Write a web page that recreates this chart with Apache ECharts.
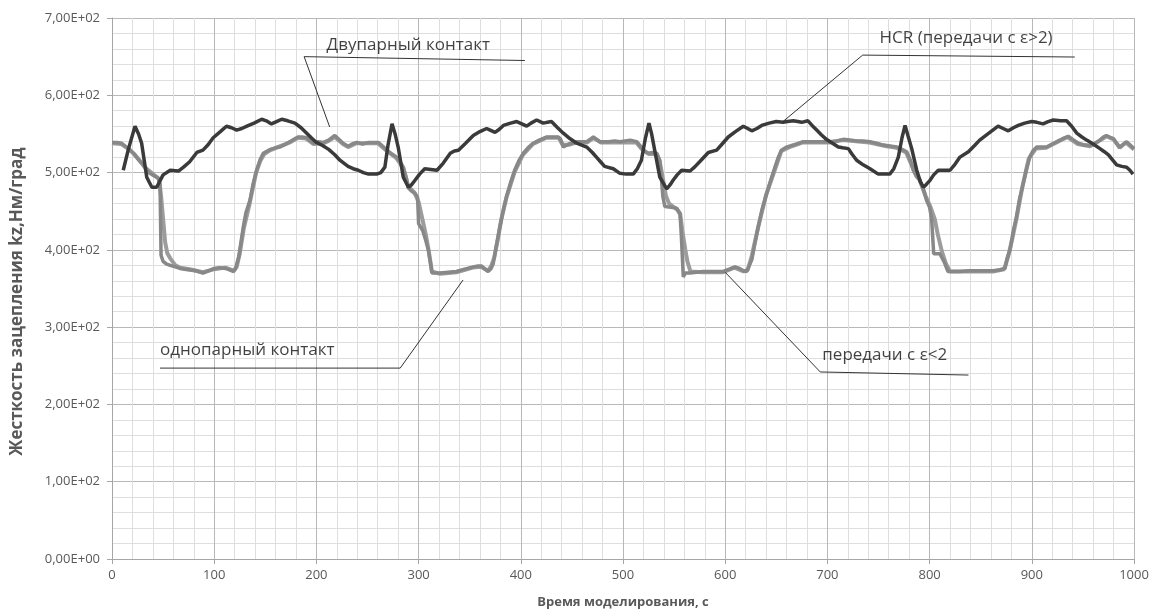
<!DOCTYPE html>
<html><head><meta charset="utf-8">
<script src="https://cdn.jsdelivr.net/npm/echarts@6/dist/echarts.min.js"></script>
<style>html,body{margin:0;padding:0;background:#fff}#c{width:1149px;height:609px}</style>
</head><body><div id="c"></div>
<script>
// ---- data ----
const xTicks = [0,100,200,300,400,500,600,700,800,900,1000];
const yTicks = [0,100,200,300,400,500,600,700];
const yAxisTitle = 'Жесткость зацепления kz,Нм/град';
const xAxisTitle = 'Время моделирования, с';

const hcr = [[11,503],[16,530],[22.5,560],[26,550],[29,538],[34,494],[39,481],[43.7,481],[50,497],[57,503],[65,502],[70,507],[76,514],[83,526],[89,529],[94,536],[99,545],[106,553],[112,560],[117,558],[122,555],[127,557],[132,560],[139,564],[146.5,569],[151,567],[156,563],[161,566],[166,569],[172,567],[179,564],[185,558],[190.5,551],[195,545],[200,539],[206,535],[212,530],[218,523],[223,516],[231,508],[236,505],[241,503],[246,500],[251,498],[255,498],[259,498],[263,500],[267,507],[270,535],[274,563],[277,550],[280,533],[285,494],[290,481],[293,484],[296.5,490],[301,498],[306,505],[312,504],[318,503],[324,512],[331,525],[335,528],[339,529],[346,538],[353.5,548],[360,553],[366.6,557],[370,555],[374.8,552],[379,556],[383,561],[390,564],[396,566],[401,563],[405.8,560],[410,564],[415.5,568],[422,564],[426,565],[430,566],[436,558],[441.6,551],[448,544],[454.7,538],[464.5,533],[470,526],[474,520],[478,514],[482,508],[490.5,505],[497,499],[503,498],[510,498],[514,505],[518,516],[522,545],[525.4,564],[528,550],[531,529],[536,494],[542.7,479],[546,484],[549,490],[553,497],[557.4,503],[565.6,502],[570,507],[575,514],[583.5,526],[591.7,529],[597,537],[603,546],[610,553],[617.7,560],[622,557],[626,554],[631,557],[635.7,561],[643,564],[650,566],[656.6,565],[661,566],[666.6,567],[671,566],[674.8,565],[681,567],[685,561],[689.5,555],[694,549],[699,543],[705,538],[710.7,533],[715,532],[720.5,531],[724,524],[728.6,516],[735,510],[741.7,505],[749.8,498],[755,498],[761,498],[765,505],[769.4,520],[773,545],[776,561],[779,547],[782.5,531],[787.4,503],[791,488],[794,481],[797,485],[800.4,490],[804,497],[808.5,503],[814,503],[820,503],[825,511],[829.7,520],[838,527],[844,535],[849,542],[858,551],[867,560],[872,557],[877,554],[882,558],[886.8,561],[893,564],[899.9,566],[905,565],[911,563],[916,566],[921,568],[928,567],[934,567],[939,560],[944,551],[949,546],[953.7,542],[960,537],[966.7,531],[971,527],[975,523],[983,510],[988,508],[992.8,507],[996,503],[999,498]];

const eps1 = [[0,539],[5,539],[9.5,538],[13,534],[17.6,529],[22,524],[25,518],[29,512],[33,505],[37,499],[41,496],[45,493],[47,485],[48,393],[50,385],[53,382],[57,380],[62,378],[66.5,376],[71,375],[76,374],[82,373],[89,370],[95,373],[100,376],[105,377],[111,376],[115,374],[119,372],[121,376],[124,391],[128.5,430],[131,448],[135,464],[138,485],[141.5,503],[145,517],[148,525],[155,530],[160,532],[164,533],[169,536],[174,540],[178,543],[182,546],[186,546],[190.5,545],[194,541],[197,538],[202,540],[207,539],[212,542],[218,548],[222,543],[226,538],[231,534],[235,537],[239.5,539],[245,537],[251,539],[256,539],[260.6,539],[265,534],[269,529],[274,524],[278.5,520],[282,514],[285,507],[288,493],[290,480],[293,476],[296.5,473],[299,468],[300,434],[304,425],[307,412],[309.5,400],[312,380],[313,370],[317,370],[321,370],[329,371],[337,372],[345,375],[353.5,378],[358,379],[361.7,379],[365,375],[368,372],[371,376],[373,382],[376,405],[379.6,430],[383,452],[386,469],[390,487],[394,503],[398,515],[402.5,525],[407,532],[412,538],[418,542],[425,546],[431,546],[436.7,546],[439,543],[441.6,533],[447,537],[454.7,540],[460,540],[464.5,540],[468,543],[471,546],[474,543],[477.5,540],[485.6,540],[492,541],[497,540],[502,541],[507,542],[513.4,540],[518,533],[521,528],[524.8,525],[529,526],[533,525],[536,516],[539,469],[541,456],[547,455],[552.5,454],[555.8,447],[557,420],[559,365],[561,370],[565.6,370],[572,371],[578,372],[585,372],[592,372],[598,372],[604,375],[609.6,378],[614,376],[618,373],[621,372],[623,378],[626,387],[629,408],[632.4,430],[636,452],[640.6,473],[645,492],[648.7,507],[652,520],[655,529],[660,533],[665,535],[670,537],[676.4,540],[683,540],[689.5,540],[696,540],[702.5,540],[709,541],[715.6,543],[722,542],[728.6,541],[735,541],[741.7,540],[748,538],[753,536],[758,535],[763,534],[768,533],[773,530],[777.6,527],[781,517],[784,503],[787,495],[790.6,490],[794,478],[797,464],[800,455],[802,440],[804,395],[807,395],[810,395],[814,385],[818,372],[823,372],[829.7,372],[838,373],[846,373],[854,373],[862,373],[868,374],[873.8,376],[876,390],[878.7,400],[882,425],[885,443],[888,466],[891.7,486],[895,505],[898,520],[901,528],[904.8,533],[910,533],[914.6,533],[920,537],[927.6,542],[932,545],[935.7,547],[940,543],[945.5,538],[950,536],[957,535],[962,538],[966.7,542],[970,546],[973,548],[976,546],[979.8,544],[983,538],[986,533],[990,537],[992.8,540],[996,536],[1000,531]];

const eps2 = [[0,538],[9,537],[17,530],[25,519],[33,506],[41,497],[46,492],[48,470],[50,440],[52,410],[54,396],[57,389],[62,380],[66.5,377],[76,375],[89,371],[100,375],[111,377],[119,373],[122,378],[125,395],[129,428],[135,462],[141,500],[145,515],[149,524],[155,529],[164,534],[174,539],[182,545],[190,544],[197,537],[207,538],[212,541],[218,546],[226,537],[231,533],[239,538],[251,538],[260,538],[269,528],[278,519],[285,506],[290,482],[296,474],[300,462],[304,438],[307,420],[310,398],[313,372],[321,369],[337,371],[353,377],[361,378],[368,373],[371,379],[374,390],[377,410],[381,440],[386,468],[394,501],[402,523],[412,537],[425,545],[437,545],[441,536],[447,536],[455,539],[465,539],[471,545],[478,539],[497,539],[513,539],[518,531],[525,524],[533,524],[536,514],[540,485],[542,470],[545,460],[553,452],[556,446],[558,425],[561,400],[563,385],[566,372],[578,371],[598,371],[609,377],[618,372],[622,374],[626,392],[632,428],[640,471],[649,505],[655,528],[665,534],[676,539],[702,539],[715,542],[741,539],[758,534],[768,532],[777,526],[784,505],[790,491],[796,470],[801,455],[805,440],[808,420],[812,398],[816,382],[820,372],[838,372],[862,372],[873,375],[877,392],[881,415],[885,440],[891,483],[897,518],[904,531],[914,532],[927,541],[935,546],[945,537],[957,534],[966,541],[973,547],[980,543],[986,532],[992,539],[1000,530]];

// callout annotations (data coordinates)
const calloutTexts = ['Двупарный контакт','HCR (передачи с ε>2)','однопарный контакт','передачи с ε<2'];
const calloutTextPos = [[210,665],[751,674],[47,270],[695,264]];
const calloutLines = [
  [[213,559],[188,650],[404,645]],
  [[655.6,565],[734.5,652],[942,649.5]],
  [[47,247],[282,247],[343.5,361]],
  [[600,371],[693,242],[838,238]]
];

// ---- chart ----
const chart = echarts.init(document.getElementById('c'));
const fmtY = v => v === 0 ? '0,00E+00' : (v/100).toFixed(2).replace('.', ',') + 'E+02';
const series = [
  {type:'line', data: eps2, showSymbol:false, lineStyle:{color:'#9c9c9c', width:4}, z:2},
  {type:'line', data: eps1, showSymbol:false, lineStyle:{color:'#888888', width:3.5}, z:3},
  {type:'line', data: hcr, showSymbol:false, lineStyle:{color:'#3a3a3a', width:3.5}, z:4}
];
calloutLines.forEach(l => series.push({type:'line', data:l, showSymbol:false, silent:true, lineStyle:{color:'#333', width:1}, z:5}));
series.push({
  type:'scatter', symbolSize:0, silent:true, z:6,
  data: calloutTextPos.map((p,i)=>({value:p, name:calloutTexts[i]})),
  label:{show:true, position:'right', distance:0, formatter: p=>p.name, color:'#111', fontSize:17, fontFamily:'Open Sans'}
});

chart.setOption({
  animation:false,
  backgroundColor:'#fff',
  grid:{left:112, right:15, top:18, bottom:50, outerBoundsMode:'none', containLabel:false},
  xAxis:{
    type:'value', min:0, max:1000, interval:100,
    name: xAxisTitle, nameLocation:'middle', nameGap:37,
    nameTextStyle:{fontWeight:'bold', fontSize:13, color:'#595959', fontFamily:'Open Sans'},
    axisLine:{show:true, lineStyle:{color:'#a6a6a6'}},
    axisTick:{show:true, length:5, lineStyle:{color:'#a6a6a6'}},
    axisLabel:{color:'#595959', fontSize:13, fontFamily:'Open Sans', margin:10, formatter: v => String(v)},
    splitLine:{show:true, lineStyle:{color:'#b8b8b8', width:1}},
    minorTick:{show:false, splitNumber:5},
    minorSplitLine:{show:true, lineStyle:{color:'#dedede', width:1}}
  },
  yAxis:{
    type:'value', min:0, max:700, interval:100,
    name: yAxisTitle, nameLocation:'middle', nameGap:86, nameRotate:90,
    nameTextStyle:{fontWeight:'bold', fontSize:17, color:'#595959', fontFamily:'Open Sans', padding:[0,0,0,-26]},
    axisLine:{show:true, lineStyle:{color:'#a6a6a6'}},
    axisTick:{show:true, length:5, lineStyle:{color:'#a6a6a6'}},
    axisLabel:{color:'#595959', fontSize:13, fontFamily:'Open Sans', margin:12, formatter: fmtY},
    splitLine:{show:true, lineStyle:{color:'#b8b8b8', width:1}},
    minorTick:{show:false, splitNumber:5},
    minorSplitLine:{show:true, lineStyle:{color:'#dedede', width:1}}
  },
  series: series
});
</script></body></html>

───

--- Aim of the task ---
Repeat, exactly and in full, each line from the start of the data to the line that contains "const xAxisTitle = 'Время моделирования, с';". Pictures do not go in.

--- Exercise result ---
Write a web page that recreates this chart with Apache ECharts.
<!DOCTYPE html>
<html><head><meta charset="utf-8">
<script src="https://cdn.jsdelivr.net/npm/echarts@6/dist/echarts.min.js"></script>
<style>html,body{margin:0;padding:0;background:#fff}#c{width:1149px;height:609px}</style>
</head><body><div id="c"></div>
<script>
// ---- data ----
const xTicks = [0,100,200,300,400,500,600,700,800,900,1000];
const yTicks = [0,100,200,300,400,500,600,700];
const yAxisTitle = 'Жесткость зацепления kz,Нм/град';
const xAxisTitle = 'Время моделирования, с';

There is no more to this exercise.